Licht responds that these standing rules must yield to the "forced seller doctrine." He mistakenly claims that this doctrine allows investors to sue as long as the nature of their interest in a security was fundamentally changed as a result of a fraudulent scheme. We need not consider this argument because Licht raises it for the first time on appeal. See Access Now, 385 F.3d at 1330-33. In any event, the forced seller doctrine is not as broad as Licht suggests. The "forced seller doctrine" refers to a shareholder plaintiff who, due to a merger, "as a practical matter" must "eventually become a party to a 'sale.'" Dudley v. Se. Factor & Fin. Corp., 446 F.2d 303, 306-07 (5th Cir. 1971). We treat shareholders as forced sellers in these post-merger situations because "the nature of [the shareholder's] investment has been fundamentally changed from an interest in a going enterprise into a right solely to a payment of money for his shares." Id. at 307. Licht cannot benefit from this doctrine because he has not  [*10] alleged any merger, nor has he alleged that he is being forced to sell his Simulated stock as a result of any merger. Therefore, the "forced seller doctrine" is irrelevant here.

B. RICO CLAIMS

We next consider the district court's finding that Licht's RICO claims are barred by the Private Securities Litigation Reform Act (PSLRA). Licht argues that the district court mistakenly viewed his RICO claims as predicated on acts of securities fraud instead of a complex scheme based on a variety of different acts, circumstances, and fraud. Licht also argues that his RICO claims do not rely on securities fraud but rather the defendants' inflated marketing campaigns, press releases, interviews, false valuations, and activity reports. As a result, Licht argues that the PSLRA does not bar his RICO claims.

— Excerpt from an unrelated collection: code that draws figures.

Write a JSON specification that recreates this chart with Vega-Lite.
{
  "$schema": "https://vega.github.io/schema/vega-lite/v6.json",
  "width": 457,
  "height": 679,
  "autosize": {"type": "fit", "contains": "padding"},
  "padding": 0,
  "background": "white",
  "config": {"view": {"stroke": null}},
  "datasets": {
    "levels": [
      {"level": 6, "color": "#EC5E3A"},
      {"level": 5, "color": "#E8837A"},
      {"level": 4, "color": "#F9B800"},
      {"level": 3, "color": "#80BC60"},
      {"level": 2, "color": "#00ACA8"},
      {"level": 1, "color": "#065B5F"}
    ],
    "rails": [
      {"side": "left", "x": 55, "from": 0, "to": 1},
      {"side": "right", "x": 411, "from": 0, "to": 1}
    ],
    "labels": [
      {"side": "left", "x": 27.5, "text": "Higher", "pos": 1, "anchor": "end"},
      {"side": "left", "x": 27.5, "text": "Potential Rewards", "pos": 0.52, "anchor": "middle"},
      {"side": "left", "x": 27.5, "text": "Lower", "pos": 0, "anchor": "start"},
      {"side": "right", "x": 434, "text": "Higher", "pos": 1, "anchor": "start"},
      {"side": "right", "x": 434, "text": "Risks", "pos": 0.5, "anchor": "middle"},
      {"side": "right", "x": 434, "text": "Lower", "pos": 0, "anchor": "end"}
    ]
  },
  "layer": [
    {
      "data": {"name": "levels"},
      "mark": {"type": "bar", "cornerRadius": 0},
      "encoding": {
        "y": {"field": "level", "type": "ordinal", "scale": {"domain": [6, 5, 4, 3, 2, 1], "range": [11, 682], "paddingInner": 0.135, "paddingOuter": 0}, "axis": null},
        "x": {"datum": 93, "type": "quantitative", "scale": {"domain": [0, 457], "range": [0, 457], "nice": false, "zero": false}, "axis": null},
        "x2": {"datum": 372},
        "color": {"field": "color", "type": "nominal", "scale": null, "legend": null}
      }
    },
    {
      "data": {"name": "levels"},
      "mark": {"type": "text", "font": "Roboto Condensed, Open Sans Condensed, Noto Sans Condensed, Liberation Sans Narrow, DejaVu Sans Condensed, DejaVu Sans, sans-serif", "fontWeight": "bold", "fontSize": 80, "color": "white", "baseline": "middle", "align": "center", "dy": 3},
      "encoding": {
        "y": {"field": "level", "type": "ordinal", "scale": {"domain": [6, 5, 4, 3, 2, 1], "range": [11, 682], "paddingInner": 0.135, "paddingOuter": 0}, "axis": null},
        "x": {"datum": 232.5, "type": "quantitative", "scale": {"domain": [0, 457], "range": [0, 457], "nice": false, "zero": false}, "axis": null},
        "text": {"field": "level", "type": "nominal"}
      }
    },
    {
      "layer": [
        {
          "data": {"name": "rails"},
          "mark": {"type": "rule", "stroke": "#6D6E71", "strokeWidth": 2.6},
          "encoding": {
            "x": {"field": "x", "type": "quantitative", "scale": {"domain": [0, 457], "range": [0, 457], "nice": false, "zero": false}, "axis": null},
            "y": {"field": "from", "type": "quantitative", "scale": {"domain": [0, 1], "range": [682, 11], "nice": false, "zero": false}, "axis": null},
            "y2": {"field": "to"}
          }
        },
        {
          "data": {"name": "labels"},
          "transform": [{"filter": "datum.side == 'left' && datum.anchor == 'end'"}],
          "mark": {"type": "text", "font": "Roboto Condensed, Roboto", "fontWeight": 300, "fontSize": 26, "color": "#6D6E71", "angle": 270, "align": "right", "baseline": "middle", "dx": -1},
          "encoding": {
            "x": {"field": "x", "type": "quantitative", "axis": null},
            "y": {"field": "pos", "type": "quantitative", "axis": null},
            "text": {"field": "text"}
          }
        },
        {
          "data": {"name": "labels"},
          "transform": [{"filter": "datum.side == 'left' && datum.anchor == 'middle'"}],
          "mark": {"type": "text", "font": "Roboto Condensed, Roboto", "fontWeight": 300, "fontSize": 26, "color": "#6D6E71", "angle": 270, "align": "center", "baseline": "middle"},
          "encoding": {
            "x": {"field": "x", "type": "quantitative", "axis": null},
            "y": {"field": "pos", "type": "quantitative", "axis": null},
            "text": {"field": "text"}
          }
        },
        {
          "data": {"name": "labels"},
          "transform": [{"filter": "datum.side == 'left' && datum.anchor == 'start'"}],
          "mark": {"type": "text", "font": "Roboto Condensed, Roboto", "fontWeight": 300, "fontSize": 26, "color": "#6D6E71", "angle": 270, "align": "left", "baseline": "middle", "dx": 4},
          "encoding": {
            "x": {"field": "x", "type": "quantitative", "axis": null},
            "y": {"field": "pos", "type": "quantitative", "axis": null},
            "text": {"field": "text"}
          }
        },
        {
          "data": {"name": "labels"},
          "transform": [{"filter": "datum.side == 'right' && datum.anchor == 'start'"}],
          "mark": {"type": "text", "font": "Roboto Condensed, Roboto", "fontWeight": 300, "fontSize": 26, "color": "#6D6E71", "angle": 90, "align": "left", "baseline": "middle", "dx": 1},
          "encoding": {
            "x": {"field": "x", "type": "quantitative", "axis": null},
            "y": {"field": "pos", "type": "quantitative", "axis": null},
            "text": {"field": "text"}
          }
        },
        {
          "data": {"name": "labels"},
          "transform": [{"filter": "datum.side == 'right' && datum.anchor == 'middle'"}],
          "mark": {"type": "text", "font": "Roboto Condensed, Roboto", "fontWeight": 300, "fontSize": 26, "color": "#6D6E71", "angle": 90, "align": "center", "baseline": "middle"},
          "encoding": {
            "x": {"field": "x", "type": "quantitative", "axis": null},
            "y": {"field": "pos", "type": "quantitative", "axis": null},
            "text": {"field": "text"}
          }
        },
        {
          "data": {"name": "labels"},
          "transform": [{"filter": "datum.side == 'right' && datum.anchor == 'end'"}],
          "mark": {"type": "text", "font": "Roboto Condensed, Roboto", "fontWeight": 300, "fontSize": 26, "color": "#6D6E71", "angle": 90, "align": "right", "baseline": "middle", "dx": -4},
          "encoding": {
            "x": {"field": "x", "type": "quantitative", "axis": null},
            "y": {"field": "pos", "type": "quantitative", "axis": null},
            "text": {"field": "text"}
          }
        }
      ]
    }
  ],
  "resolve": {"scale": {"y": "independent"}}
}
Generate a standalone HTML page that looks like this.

The PSLRA provides that "no person may rely upon any conduct that would have been actionable as fraud in the purchase or sale of securities to establish a violation" of RICO, unless the person who committed the fraud has been criminally convicted. 18 U.S.C. § 1964(c). As a result, courts have applied the RICO bar in § 1964(c) broadly, regardless of whether the plaintiff explicitly relied upon securities  [*11] fraud as a predicate act or even had standing to pursue a securities fraud claim. See, e.g., Bald Eagle Area School Dist. v. Keystone Fin., Inc., 189 F.3d 321, 331 (3d Cir. 1999) ("[A] plaintiff cannot avoid the RICO Amendment's bar by pleading mail fraud, wire fraud and bank fraud as predicate offenses in a civil RICO action if the conduct giving rise to those predicate offenses amounts to securities fraud."); MLSMK Inv. Co. v. JP Morgan Chase & Co., 651 F.3d 268, 277 (2d Cir. 2011) (holding that the PSLRA bar applies "even where a plaintiff cannot itself pursue a securities fraud action against the defendant"); Howard v. Am. Online Inc., 208 F.3d 741, 749 (9th Cir. 2000) (holding that the RICO bar applies even where the plaintiff does not have standing to sue under securities laws because the plaintiff did not buy or sell securities).

With these principles in mind, the district court properly dismissed Licht's RICO claims because they are based on predicate acts of securities fraud. Licht's RICO claims allege that the defendants "engaged in 'racketeering activity' by actively participating, among others, in the activity of 'fraud in the sale of securities.'" Although Licht alleges  [*12] that the defendants also engaged in wire fraud and mail fraud, this conduct was in furtherance of the defendants' overarching scheme to commit securities fraud. See United States v. Stanley, 739 F.3d 633 (11th Cir. 2014) (affirming conviction for violation of securities laws where defendants engaged in a similar pump-and-dump scheme); SEC v. Diversified Corp. Consulting Grp., 378 F.3d 1219 (11th Cir. 2004) (affirming judgment in favor of the SEC in a civil enforcement action for violation of securities fraud laws where defendants engaged in a similar pump-and-dump scheme). As a result, the district court properly dismissed Licht's RICO claims because they rely on predicate acts barred by the PLSRA.